The two hundred and seventy-ninth album: #279 Lou Reed - Berlin
Berlin succeeds reasonably well as a rock album. As a solo act, rather than a rock band project, the focus is heavily on Lou Reed's vocals and guitar playing, which stands out especially for his slightly slurred, dark style of singing. It feels dark and aggressive, with some very maudlin songs. As a 'rock opera', the story doesn't reach through, but the tone of the album works really well.
It didn't really hit me until The Kids, though, where the shouting children really tugged at me and reached me. There's a build up to it, but as a long of the tracks blur a bit they tend to feel like an on going work - there are differences between tracks, but just as much a recurring theme. I don't know whether the darkness here always connected with me, the combination sometimes feeling a bit off, but this is an album that connects with a specific mood and I can see it being great to listen to when you do feel that way.
The two hundred and seventy-eighth album: #278 Can - Future Days
More Can?
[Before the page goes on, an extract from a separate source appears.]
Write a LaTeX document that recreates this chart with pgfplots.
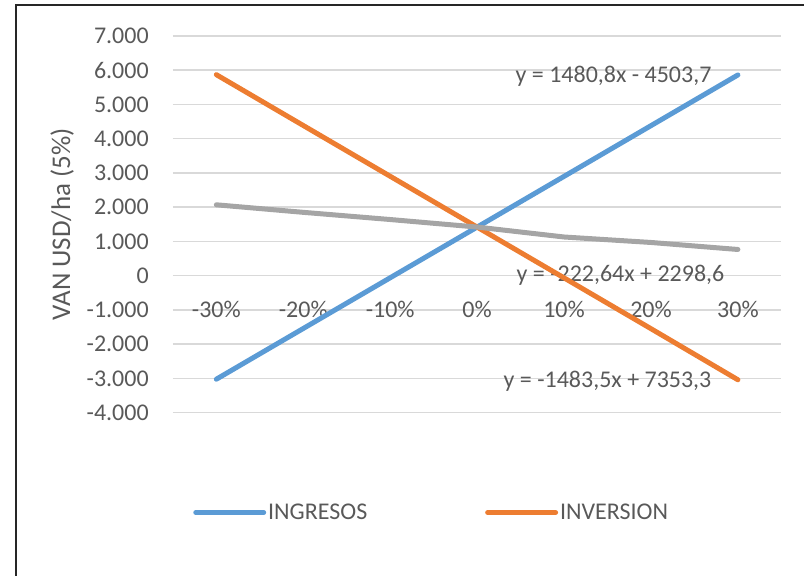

After Tago Mago I should have known what to expect, and these fourty minutes in four tracks give it away soon enough. The album seems to be background electronic rock, subdued with some odd sounds in there, dragging its themes out for a long time. Unlike other long tracks, it doesn't overly rely on repetition, but instead gets in a variety of sounds that fit the general theme of the song, if not the album. I'm not sure whether I could tell the difference between tracks each time, but as ambient music this did its job quite well.
The one hundred and sixty-fourth TV show: #45 The Donna Reed Show
Watching The Donna Reed Show is an odd experience. For the most part, it's a sitcom squarely from the 1950s, with a proper housewife and a standard nuclear family. The kids are well behaved and willing to learn their lessons. The father is a pediatrician, dedicated to his job but with wise advice when it's needed. Donna Reed of course plays the stay at home mother, keeping the house clean, cooking well and keeping on top of the required social engagements. It's at its best when they can break the facade - when the kids can be sassy, the husband goofy and Donna Reed's character not be perfect. It feels like too often, though, they're restricted enough that they can't do so. It means that the joy is in the small moments, a gag in a scene and a comment here and there.
It's the fifties sentiments that constrain and limit the series and it needs a good plot to break through that - selling pickles, for example, rather than dealing with rejecting a boy as a dance partner for being too short - so the lessons don't matter as much. When you find that, it feels quite good to follow, but the series mostly just feels too outdated to keep me interested too often.